The project partners led by U.S. oil major Chevron have approached shipbrokers to charter out all seven LNG carriers dedicated to Angola's liquefaction facility, three sources said.
One of the tankers has already been chartered to a shipper and is due to load a cargo in Nigeria soon.
"The other ships are currently being discussed ... some of the charters being discussed are at least until July or August," one of the sources said.
Another source said Angola LNG had expressed interest in locking in any charters that become available.
"But they have been very vague about how long they can charter out the ships," that source said.
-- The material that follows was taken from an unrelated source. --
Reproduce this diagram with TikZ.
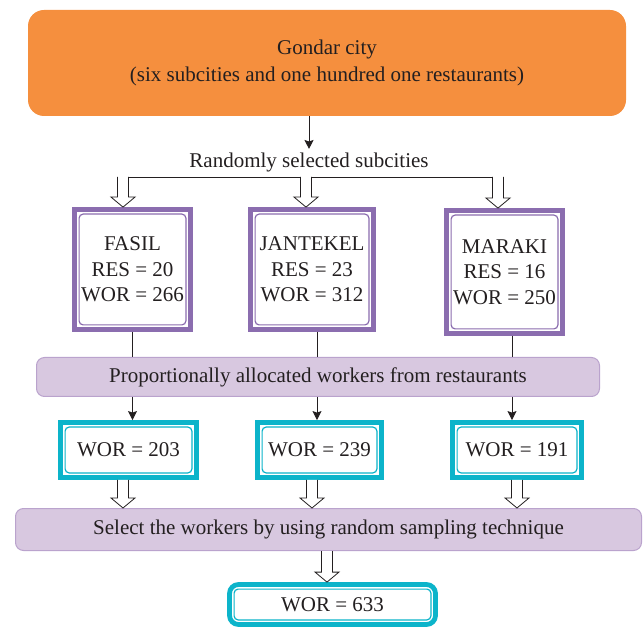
\documentclass[tikz,border=0pt]{standalone}
\usepackage{fontspec}
\setmainfont{Liberation Serif}
\usepackage{tikz}
\usetikzlibrary{arrows.meta, calc}

\definecolor{cityorange}{RGB}{245,143,62}
\definecolor{framepurple}{RGB}{139,109,175}
\definecolor{barfill}{RGB}{216,200,224}
\definecolor{barline}{RGB}{186,163,205}
\definecolor{framecyan}{RGB}{12,180,202}
\definecolor{inkblack}{RGB}{35,31,32}

% thin second line inside the thick frame
\tikzset{inner frame/.style={path picture={
    \draw[#1, line width=1.2pt, rounded corners=4pt]
        ([shift={(4.6pt,4.6pt)}]path picture bounding box.south west) rectangle
        ([shift={(-4.6pt,-4.6pt)}]path picture bounding box.north east);}}}

\begin{document}
\begin{tikzpicture}[
    x = 1pt, y = -1pt, % pixel grid of the scan
    > = {Stealth[length=9pt, width=9pt, inset=1.5pt]}, % arrow head style
    line width = 0.9pt,
    draw = inkblack,
    text = inkblack,
    font = \fontsize{21}{25.5}\selectfont
]

\tikzstyle{city}=[
    fill = cityorange,
    rounded corners = 16pt,
    minimum width = 598pt,
    minimum height = 106pt,
    align = center,
    font = \fontsize{21}{27}\selectfont
]
\tikzstyle{subcity}=[
    draw = framepurple,
    line width = 4.8pt,
    fill = white,
    align = center,
    inner frame = {framepurple, sharp corners}
]
\tikzstyle{band}=[
    draw = barline,
    line width = 1pt,
    fill = barfill,
    rounded corners = 8pt
]
\tikzstyle{sample}=[
    draw = framecyan,
    line width = 4.8pt,
    fill = white,
    minimum height = 55pt,
    inner frame = {framecyan, sharp corners}
]
\tikzstyle{hollow arrow}=[
    draw = inkblack,
    line width = 0.8pt,
    fill = white,
    to path = {let \p1 = (\tikztostart), \p2 = (\tikztotarget) in
        (\x1-5.5pt,\y1) -- (\x1-5.5pt,\y2+10pt) -- (\x1-12pt,\y2+10pt) -- (\x1,\y2)
        -- (\x1+12pt,\y2+10pt) -- (\x1+5.5pt,\y2+10pt) -- (\x1+5.5pt,\y1)}
]

\useasboundingbox (0,0) rectangle (643,628);

\node[city] (Gondar City) at (327,63) {Gondar city\\(six subcities and one hundred one restaurants)};
\node[anchor = base, inner sep = 4pt] (Selected Subcities) at (309,168) {Randomly selected subcities};

\node[subcity, minimum width = 116pt, minimum height = 120pt] (Fasil) at (132.5,269.5) {FASIL\\RES = 20\\WOR = 266};
\node[subcity, minimum width = 123pt, minimum height = 120pt] (Jantekel) at (312,269.5) {JANTEKEL\\RES = 23\\WOR = 312};
\node[subcity, minimum width = 116pt, minimum height = 123pt] (Maraki) at (504.5,272) {MARAKI\\RES = 16\\WOR = 250};

\node[band, minimum width = 563pt, minimum height = 39pt] (Allocation) at (318,377) {Proportionally allocated workers from restaurants};

\node[sample, minimum width = 136pt] (Fasil Workers) at (128.5,450) {WOR = 203};
\node[sample, minimum width = 124pt] (Jantekel Workers) at (319.5,450) {WOR = 239};
\node[sample, minimum width = 129pt] (Maraki Workers) at (517,450) {WOR = 191};

\node[band, minimum width = 626pt, minimum height = 42pt] (Random Sampling) at (328.5,529.5) {Select the workers by using random sampling technique};
\node[sample, rounded corners = 9pt, inner frame = {framecyan, rounded corners = 5pt}, minimum width = 206pt, minimum height = 40pt] (Total Workers) at (332.5,604.5) {WOR = 633};

\coordinate (Fasil Drop) at (123,177);
\coordinate (Jantekel Drop) at (306,177);
\coordinate (Maraki Drop) at (498,177);

\path[->] (Gondar City.south -| Selected Subcities) edge (Selected Subcities.north);
\draw ([xshift=-5.5pt]Fasil Drop) -- ([xshift=5.5pt]Maraki Drop);

\draw[hollow arrow] (Fasil Drop) to (Fasil.north);
\draw[hollow arrow] (Jantekel Drop) to (Jantekel.north);
\draw[hollow arrow] (Maraki Drop) to (Maraki.north);

\draw (Fasil.south) -- (Fasil.south |- Allocation.north);
\draw ([xshift=5pt]Jantekel.south) -- ([xshift=5pt]Jantekel.south |- Allocation.north);
\draw ([xshift=7.5pt]Maraki.south) -- ([xshift=7.5pt]Maraki.south |- Allocation.north);

\path[->] (Fasil.south |- Allocation.south) edge (Fasil.south |- Fasil Workers.north);
\path[->] ([xshift=5pt]Jantekel.south |- Allocation.south) edge ([xshift=5pt]Jantekel.south |- Jantekel Workers.north);
\path[->] ([xshift=7.5pt]Maraki.south |- Allocation.south) edge ([xshift=7.5pt]Maraki.south |- Maraki Workers.north);

\draw[hollow arrow] ([xshift=-5.5pt]Fasil Workers.south) to (Random Sampling.north);
\draw[hollow arrow] ([xshift=-7.5pt]Jantekel Workers.south) to (Random Sampling.north);
\draw[hollow arrow] (Maraki Workers.south) to (Random Sampling.north);
\draw[hollow arrow] ([xshift=-1.5pt]Random Sampling.south) to (Total Workers.north);

\end{tikzpicture}
\end{document}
Last month's rupture of a flare line at Angola LNG was the latest in a string of production setbacks since the plant started production in June 2013.
Operator Chevron has struggled with electrical fires, rig capsizes, pipelines leaks and operator errors at the site.
It remains uncertain for how long the plant will remain out of service as engineers take stock of the outstanding technical challenges before repairs can begin, sources at the site said.
SHIPPING RATES IMPACT
The unexpected addition of so much new shipping capacity is pressuring already weak rental rates, a senior shipping source said.
"The day rate on round-trip vessel charters has slipped below $60,000 and the Angolan vessels are contributing to that slide ... their presence in the market is delaying any hopes of a recovery," he said.
LNG shipping rates have been declining for months due to an oversupply of ships as well as a sharp reduction in Atlantic-Pacific trade flows because of weak demand in Asia.
Chevron has a 36.4 percent share in the Angolan plant, while Angolan state oil firm Sonangol has 22.8 percent. Other stakeholders include Total, BP and ENI.